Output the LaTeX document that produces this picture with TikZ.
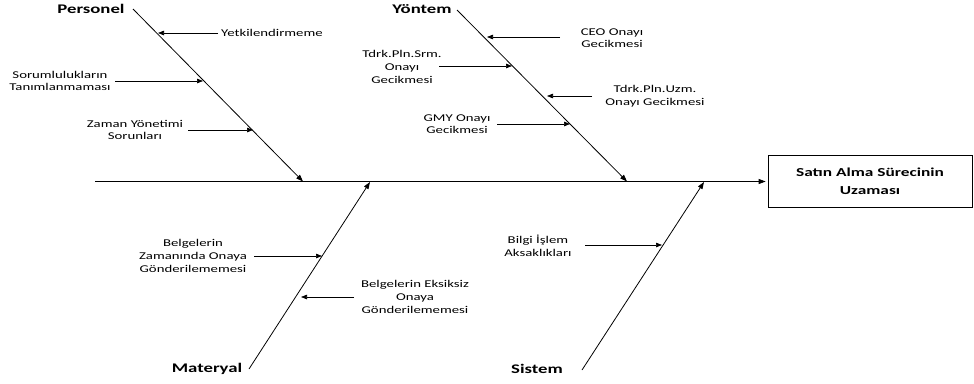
\documentclass[tikz,border=0pt]{standalone}
\usepackage{fontspec}
\setmainfont{Carlito}[FakeStretch=1.42]
\usetikzlibrary{arrows.meta}
\tikzset{
  bone/.style={line width=0.8pt,-{Triangle[length=7pt,width=5pt]}},
  cause/.style={line width=0.7pt,-{Triangle[length=6pt,width=4.5pt]}},
  lbl/.style={font=\fontsize{10.4}{12.6}\selectfont,align=center,inner sep=0pt},
  cat/.style={font=\fontsize{13.2}{15}\selectfont\bfseries,inner sep=0pt},
  effect/.style={draw,line width=0.7pt,minimum width=204pt,minimum height=52pt,align=center,
    font=\fontsize{12.2}{18}\selectfont\bfseries,inner sep=0pt}
}
\begin{document}
\begin{tikzpicture}[x=1pt,y=-1pt]
\useasboundingbox (0,0) rectangle (974,383);
% effect box and spine
\node[effect] (eff) at (870,181) {Satın Alma Sürecinin\\Uzaması};
\coordinate (sp0) at (95,181.5);
\draw[bone,shorten >=2pt] (sp0) -- (eff.west |- sp0);
% bones
\coordinate (p0) at (133,9);   \coordinate (p1) at (303,181.5);
\coordinate (y0) at (457,10);  \coordinate (y1) at (627,181.5);
\coordinate (m0) at (249,369); \coordinate (m1) at (370,182);
\coordinate (s0) at (582,370); \coordinate (s1) at (704,182);
\draw[bone] (p0) -- (p1);
\draw[bone] (y0) -- (y1);
\draw[bone] (m0) -- (m1);
\draw[bone] (s0) -- (s1);
% category labels
\node[cat] (personel) at (91,9) {Personel};
\node[cat] (yontem) at (422,9) {Yöntem};
\node[cat] (materyal) at (207,369) {Materyal};
\node[cat] (sistem) at (537,369) {Sistem};
% Personel causes
\node[lbl,anchor=west] (c1) at (221,33) {Yetkilendirmeme};
\coordinate (c1a) at (218,33); \coordinate (c1b) at (158,33);
\draw[cause] (c1a) -- (c1b);
\node[lbl] (c2) at (60,81) {Sorumlulukların\\Tanımlanmaması};
\coordinate (c2a) at (115,81); \coordinate (c2b) at (203,81);
\draw[cause] (c2a) -- (c2b);
\node[lbl] (c3) at (135,130) {Zaman Yönetimi\\Sorunları};
\coordinate (c3a) at (188,130); \coordinate (c3b) at (253,130);
\draw[cause] (c3a) -- (c3b);
% Yontem causes
\node[lbl] (c4) at (612,38) {CEO Onayı\\Gecikmesi};
\coordinate (c4a) at (560,37); \coordinate (c4b) at (487,37);
\draw[cause] (c4a) -- (c4b);
\node[lbl] (c5) at (402,67) {Tdrk.Pln.Srm.\\Onayı\\Gecikmesi};
\coordinate (c5a) at (439,66); \coordinate (c5b) at (512,66);
\draw[cause] (c5a) -- (c5b);
\node[lbl] (c6) at (655,96) {Tdrk.Pln.Uzm.\\Onayı Gecikmesi};
\coordinate (c6a) at (592,96); \coordinate (c6b) at (547,96);
\draw[cause] (c6a) -- (c6b);
\node[lbl] (c7) at (457,124) {GMY Onayı\\Gecikmesi};
\coordinate (c7a) at (497,124); \coordinate (c7b) at (570,124);
\draw[cause] (c7a) -- (c7b);
% Materyal causes
\node[lbl] (c8) at (193,256) {Belgelerin\\Zamanında Onaya\\Gönderilememesi};
\coordinate (c8a) at (254,256); \coordinate (c8b) at (322,256);
\draw[cause] (c8a) -- (c8b);
\node[lbl] (c9) at (415,297) {Belgelerin Eksiksiz\\Onaya\\Gönderilememesi};
\coordinate (c9a) at (354,297); \coordinate (c9b) at (301,297);
\draw[cause] (c9a) -- (c9b);
% Sistem causes
\node[lbl] (c10) at (538,246) {Bilgi İşlem\\Aksaklıkları};
\coordinate (c10a) at (585,245); \coordinate (c10b) at (662,245);
\draw[cause] (c10a) -- (c10b);
\end{tikzpicture}
\end{document}
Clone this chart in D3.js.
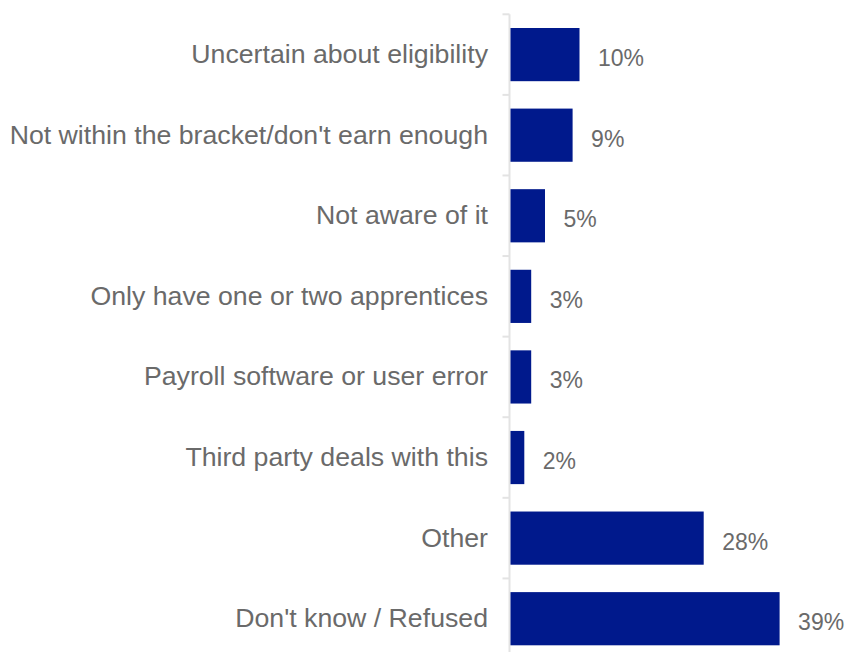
<!DOCTYPE html>
<html>
<head>
<meta charset="utf-8">
<script src="https://cdn.jsdelivr.net/npm/d3@7"></script>
<style>
  html, body { margin: 0; padding: 0; background: #ffffff; }
  svg { display: block; }
  text { font-family: "Liberation Sans", Arial, sans-serif; }
</style>
</head>
<body>
<div id="chart"></div>
<script>
// Reasons given, in display order (top to bottom)
const categories = [
  "Uncertain about eligibility",
  "Not within the bracket/don't earn enough",
  "Not aware of it",
  "Only have one or two apprentices",
  "Payroll software or user error",
  "Third party deals with this",
  "Other",
  "Don't know / Refused"
];

// Share of respondents (%)
const values = [10, 9, 5, 3, 3, 2, 28, 39];

const width = 845, height = 652;
const barColor = "#00198c";
const textColor = "#6a6a6a";
const axisColor = "#e3e3e3";

const svg = d3.select("#chart").append("svg")
  .attr("width", width)
  .attr("height", height);

const y = d3.scaleBand()
  .domain(categories)
  .range([14.3, 659])
  .paddingInner(0.34)
  .paddingOuter(0.17);

const x = d3.scaleLinear()
  .domain([0, 45])
  .range([510.5, 510.5 + 45 * 6.9]);

const rows = categories.map((c, i) => ({ cat: c, val: values[i] }));

// Category axis: vertical line with outward ticks between bands
const axisX = 509.5;
const gap = (y.step() - y.bandwidth()) / 2;
const boundaries = categories.map(c => y(c) - gap);

const axis = svg.append("g");
axis.append("line")
  .attr("x1", axisX).attr("x2", axisX)
  .attr("y1", y.range()[0]).attr("y2", y.range()[1])
  .attr("stroke", axisColor).attr("stroke-width", 2);
axis.selectAll("line.tick")
  .data(boundaries)
  .join("line")
  .attr("class", "tick")
  .attr("x1", axisX - 7).attr("x2", axisX)
  .attr("y1", d => d).attr("y2", d => d)
  .attr("stroke", axisColor).attr("stroke-width", 2);

// Bars
svg.append("g").selectAll("rect")
  .data(rows)
  .join("rect")
  .attr("x", x(0))
  .attr("y", d => y(d.cat))
  .attr("width", d => x(d.val) - x(0))
  .attr("height", y.bandwidth())
  .attr("fill", barColor);

// Category labels
svg.append("g").selectAll("text")
  .data(rows)
  .join("text")
  .attr("x", 488)
  .attr("y", d => y(d.cat) + y.bandwidth() / 2 + 8.5)
  .attr("text-anchor", "end")
  .attr("font-size", "26.7px")
  .attr("fill", textColor)
  .text(d => d.cat);

// Value labels
svg.append("g").selectAll("text")
  .data(rows)
  .join("text")
  .attr("x", d => x(d.val) + 18.5)
  .attr("y", d => y(d.cat) + y.bandwidth() / 2 + 11.5)
  .attr("font-size", "23px")
  .attr("fill", textColor)
  .text(d => d.val + "%");
</script>
</body>
</html>
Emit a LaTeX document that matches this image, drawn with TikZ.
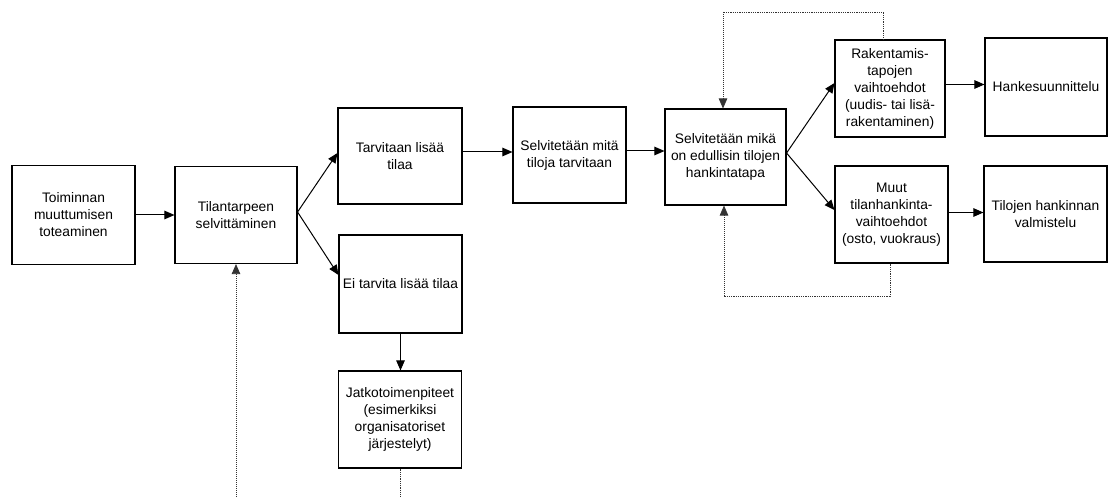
\documentclass[tikz,border=0pt]{standalone}
\usepackage{fontspec}
\setmainfont{Liberation Sans}
\usetikzlibrary{arrows.meta,calc}
\begin{document}
\begin{tikzpicture}[x=1pt,y=-1pt,
  box/.style={draw,line width=1.1pt,align=center,inner sep=0pt,
    font=\fontsize{13.8}{17}\selectfont},
  arr/.style={line width=1pt,-{Triangle[length=10pt,width=8.5pt]}},
  dotline/.style={line width=0.8pt,densely dotted,draw=black!80}]
\useasboundingbox (0,0) rectangle (1108,497);
\node[box,minimum width=123pt,minimum height=99pt] (b1) at (73.5,215) {Toiminnan\\muuttumisen\\toteaminen};
\node[box,minimum width=122pt,minimum height=97pt] (b2) at (236,215) {Tilantarpeen\\selvittäminen};
\node[box,minimum width=124pt,minimum height=96pt] (b3) at (400,156) {Tarvitaan lisää\\tilaa};
\node[box,minimum width=113pt,minimum height=96pt] (b4) at (569.5,155) {Selvitetään mitä\\tiloja tarvitaan};
\node[box,minimum width=121pt,minimum height=96pt] (b5) at (725.5,157) {Selvitetään mikä\\on edullisin tilojen\\hankintatapa};
\node[box,minimum width=110pt,minimum height=97pt] (b6) at (890,88.5) {Rakentamis-\\tapojen\\vaihtoehdot\\(uudis- tai lisä-\\rakentaminen)};
\node[box,minimum width=122pt,minimum height=98pt] (b7) at (1046,87) {Hankesuunnittelu};
\node[box,minimum width=113pt,minimum height=97pt] (b8) at (891.5,214.5) {Muut\\tilanhankinta-\\vaihtoehdot\\(osto, vuokraus)};
\node[box,minimum width=123pt,minimum height=96pt] (b9) at (1045.5,214) {Tilojen hankinnan\\valmistelu};
\node[box,minimum width=123pt,minimum height=98pt] (b10) at (400.5,284) {Ei tarvita lisää tilaa};
\node[box,minimum width=123pt,minimum height=97pt] (b11) at (400,419.5) {Jatkotoimenpiteet\\(esimerkiksi\\organisatoriset\\järjestelyt)};
\coordinate (tl) at (723,12);
\coordinate (bl) at (724,296);
\coordinate (jb) at (400,497);
\coordinate (ab) at (236,497);
% solid arrows
\draw[arr] (b1.east) -- (b2.west);
\draw[arr] ([yshift=3pt]b2.east) -- ([yshift=3pt]b3.west);
\draw[arr] ([yshift=3pt]b2.east) -- ([yshift=9pt]b10.west);
\draw[arr] ([yshift=4pt]b3.east) -- ([yshift=4pt]b3.east -| b4.west);
\draw[arr] ([yshift=4pt]b4.east) -- ([yshift=4pt]b4.east -| b5.west);
\draw[arr] ([yshift=4pt]b5.east) -- ([yshift=5.5pt]b6.west);
\draw[arr] ([yshift=4pt]b5.east) -- ([yshift=4.5pt]b8.west);
\draw[arr] ([yshift=4pt]b6.east) -- ([yshift=4pt]b6.east -| b7.west);
\draw[arr] ([yshift=2pt]b8.east) -- ([yshift=2pt]b8.east -| b9.west);
\draw[arr] (b10.south) -- (b10.south |- b11.north);
% dotted feedback lines
\draw[dotline] ([xshift=-7pt]b6.north) |- (tl);
\draw[dotline,arr,densely dotted,line width=0.8pt] (tl) -- (tl |- b5.north);
\draw[dotline] ([xshift=-1.5pt]b8.south) |- (bl);
\draw[dotline,arr,densely dotted,line width=0.8pt] (bl) -- (bl |- b5.south);
\draw[dotline] (b11.south) -- (jb);
\draw[dotline,arr,densely dotted,line width=0.8pt] (ab) -- (b2.south);
\end{tikzpicture}
\end{document}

☆ ☆ ☆ ☆

GOAL OF THE EXERCISE -
Copy, from the material, each line that holds the string "LaTeX".

OUTPUT OF THE TASK -
Output the LaTeX document that produces this picture with TikZ.
Emit a LaTeX document that matches this image, drawn with TikZ.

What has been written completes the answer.